1 Jn 5:3 – ‘This is love for God: to obey his commands. And his commands are not burdensome.’
Once again, then, let’s have confidence in God’s word, just as Jesus had confidence in it. Let’s seek to understand God’s word, recognising Jesus as it’s central and over-arching theme. And let’s resolve to obey God’s word, by living in Jesus and living for Jesus.
I’m not going to tell you when and how often you ought to read your Bible. But let me encourage you by saying that if you were to set aside 12 minutes a day, you could read Matthew’s Gospel in about a week, the New Testament in 3 months, and the entire Bible in about a year.
I’m not going to tell you which resources you ought to read and which web sites you ought to frequent in order to help you with your understanding of the Bible. But I will just remind you that we have an excellent selection of material on our church bookstall whether you new to the Bible or a seasoned reader. Plus, if you go to Holy Trinity’s web site, you will be pointed to other resources, including how to receive Bible passages every day by email, and even how to read the Bible in a year, by email.

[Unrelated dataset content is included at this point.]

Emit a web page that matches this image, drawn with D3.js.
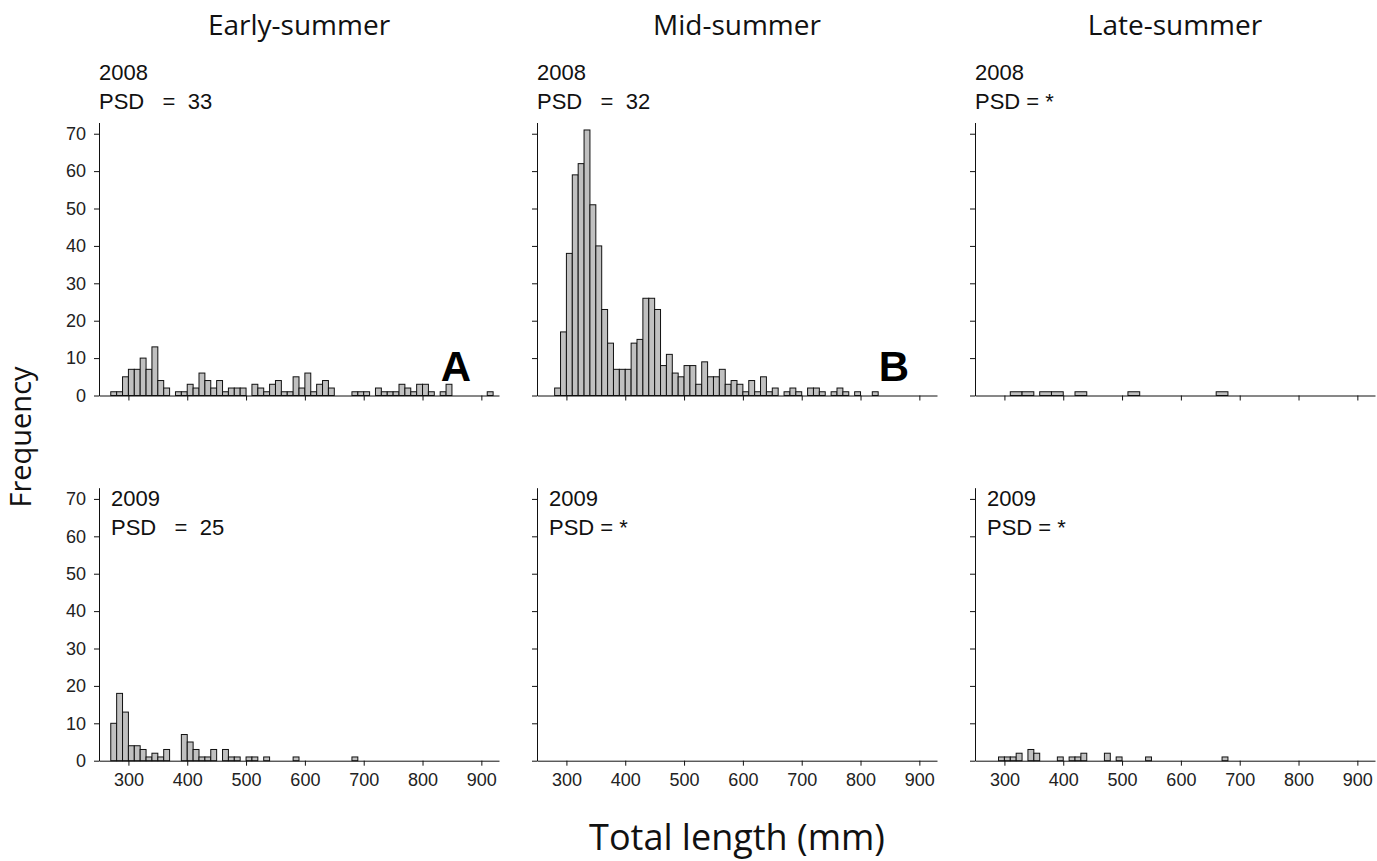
<!DOCTYPE html>
<html>
<head>
<meta charset="utf-8">
<script src="https://cdn.jsdelivr.net/npm/d3@7"></script>
<style>
  body { margin: 0; background: #fff; }
  svg { display: block; }
</style>
</head>
<body>
<svg id="chart" width="1377" height="861"></svg>
<script>
// ---- labels ----
const seasons = ["Early-summer", "Mid-summer", "Late-summer"];
const years = ["2008", "2009"];
const psdText = [
  ["PSD   =  33", "PSD   =  32", "PSD = *"],
  ["PSD   =  25", "PSD = *", "PSD = *"]
];
const panelLetters = [["A", "B", ""], ["", "", ""]];
const lengthTicks = [300, 400, 500, 600, 700, 800, 900];
const freqTicks = [0, 10, 20, 30, 40, 50, 60, 70];

// ---- length-frequency data (counts per bin, total length in mm) ----
// Early-summer 2008: consecutive 10-mm bins starting at 270 mm
const early2008Start = 270;
const early2008Counts = [1, 1, 5, 7, 7, 10, 7, 13, 4, 2,
  0, 1, 1, 3, 2, 6, 4, 2, 4, 1,
  2, 2, 2, 0, 3, 2, 1, 3, 4, 1,
  1, 5, 2, 6, 1, 3, 4, 2, 0, 0,
  0, 1, 1, 1, 0, 2, 1, 1, 1, 3,
  2, 1, 3, 3, 1, 0, 1, 3, 0, 0,
  0, 0, 0, 0, 1];
// Mid-summer 2008: consecutive 10-mm bins starting at 280 mm
const mid2008Start = 280;
const mid2008Counts = [2, 17, 38, 59, 62, 71, 51, 40, 23, 14,
  7, 7, 7, 14, 15, 26, 26, 23, 8, 11,
  6, 5, 8, 8, 3, 9, 5, 5, 7, 3,
  4, 3, 1, 4, 1, 5, 1, 2, 0, 1,
  2, 1, 0, 2, 2, 1, 0, 1, 2, 1,
  0, 1, 0, 0, 1];
// Late-summer 2008: 20-mm bins
const late2008Starts = [310, 330, 360, 380, 420, 510, 660];
const late2008Counts = [1, 1, 1, 1, 1, 1, 1];
// Early-summer 2009: consecutive 10-mm bins starting at 270 mm
const early2009Start = 270;
const early2009Counts = [10, 18, 13, 4, 4, 3, 1, 2, 1, 3,
  0, 0, 7, 5, 3, 1, 1, 3, 0, 3,
  1, 1, 0, 1, 1, 0, 1, 0, 0, 0,
  0, 1, 0, 0, 0, 0, 0, 0, 0, 0,
  0, 1];
// Mid-summer 2009: no fish sampled
const mid2009Starts = [];
const mid2009Counts = [];
// Late-summer 2009: 10-mm bins
const late2009Starts = [290, 300, 310, 320, 340, 350, 390, 410, 420, 430, 470, 490, 540, 670];
const late2009Counts = [1, 1, 1, 2, 3, 2, 1, 1, 1, 2, 2, 1, 1, 1];

// ---- bin builders ----
function runBins(start, counts, w) {
  return counts.map((n, i) => ({ x0: start + i * w, x1: start + (i + 1) * w, n }))
    .filter(d => d.n > 0);
}
function listBins(starts, counts, w) {
  return starts.map((s, i) => ({ x0: s, x1: s + w, n: counts[i] }));
}

const panels = [
  [runBins(early2008Start, early2008Counts, 10),
   runBins(mid2008Start, mid2008Counts, 10),
   listBins(late2008Starts, late2008Counts, 20)],
  [runBins(early2009Start, early2009Counts, 10),
   listBins(mid2009Starts, mid2009Counts, 10),
   listBins(late2009Starts, late2009Counts, 10)]
];

// ---- layout ----
const colLeft = [99, 537, 975];
const rowBase = [395.5, 760.7];
const plotW = 400, plotH = 273;

const x = d3.scaleLinear().domain([250, 930]).range([0, plotW]);
const y = d3.scaleLinear().domain([0, 73]).range([plotH, 0]);

const svg = d3.select("#chart");
const bodyFont = "Arial, 'Liberation Sans', sans-serif";
const titleFont = "'Open Sans', 'Noto Sans', sans-serif";

panels.forEach((row, r) => {
  row.forEach((bins, c) => {
    const g = svg.append("g")
      .attr("transform", `translate(${colLeft[c]},${rowBase[r] - plotH})`);

    // bars
    g.selectAll("rect.bar").data(bins).join("rect")
      .attr("class", "bar")
      .attr("x", d => x(d.x0))
      .attr("width", d => x(d.x1) - x(d.x0))
      .attr("y", d => y(d.n))
      .attr("height", d => y(0) - y(d.n))
      .attr("fill", "#c0c0c0")
      .attr("stroke", "#111")
      .attr("stroke-width", 1);

    // y axis
    const yAxis = d3.axisLeft(y).tickValues(freqTicks).tickSize(5).tickSizeOuter(0).tickPadding(8);
    if (c > 0) yAxis.tickFormat("");
    const ya = g.append("g").call(yAxis);

    // x axis
    const xAxis = d3.axisBottom(x).tickValues(lengthTicks).tickSize(5).tickSizeOuter(0).tickPadding(8);
    if (r === 0) xAxis.tickFormat("");
    const xa = g.append("g").attr("transform", `translate(0,${plotH})`).call(xAxis);

    [ya, xa].forEach(a => {
      a.select(".domain").attr("stroke", "#111");
      a.selectAll(".tick line").attr("stroke", "#111");
      a.selectAll(".tick text")
        .attr("font-family", bodyFont)
        .attr("font-size", 18)
        .attr("fill", "#222");
    });

    // year and PSD labels
    const lx = r === 0 ? 0 : 12;
    const yearY = r === 0 ? 80 - (rowBase[r] - plotH) : 506 - (rowBase[r] - plotH);
    g.append("text")
      .attr("x", lx).attr("y", yearY)
      .attr("font-family", bodyFont).attr("font-size", 22).attr("fill", "#111")
      .text(years[r]);
    g.append("text")
      .attr("x", lx).attr("y", yearY + 29)
      .style("white-space", "pre")
      .attr("font-family", bodyFont).attr("font-size", 22).attr("fill", "#111")
      .text(psdText[r][c]);

    // panel letter
    if (panelLetters[r][c]) {
      g.append("text")
        .attr("x", 372).attr("y", y(0) - 15)
        .attr("text-anchor", "end")
        .attr("font-family", bodyFont).attr("font-size", 42).attr("font-weight", "bold")
        .attr("fill", "#000")
        .text(panelLetters[r][c]);
    }
  });
});

// season titles
seasons.forEach((s, c) => {
  svg.append("text")
    .attr("x", colLeft[c] + plotW / 2).attr("y", 35)
    .attr("text-anchor", "middle")
    .attr("font-family", titleFont).attr("font-size", 28).attr("fill", "#111")
    .text(s);
});

// axis titles
svg.append("text")
  .attr("transform", "translate(31,437) rotate(-90)")
  .attr("text-anchor", "middle")
  .attr("font-family", titleFont).attr("font-size", 29).attr("fill", "#111")
  .text("Frequency");

svg.append("text")
  .attr("x", 737).attr("y", 850)
  .attr("text-anchor", "middle")
  .attr("font-family", titleFont).attr("font-size", 36).attr("fill", "#111")
  .text("Total length (mm)");
</script>
</body>
</html>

But make up your mind, if you haven’t already done so, be a ‘good ground’ hearer of God’s word. Receive it with confidence; receive it with understanding; receive it with obedience. And you will become a fruitful Christian. There will be a harvest. And you will find it to be a joyful, thrilling adventure. You will discover, with countless others, that God’s words are “more to be desired than gold”, “rejoicing the heart”, as you meet, in the word of God, the only true God, and Jesus Christ, whom he has sent.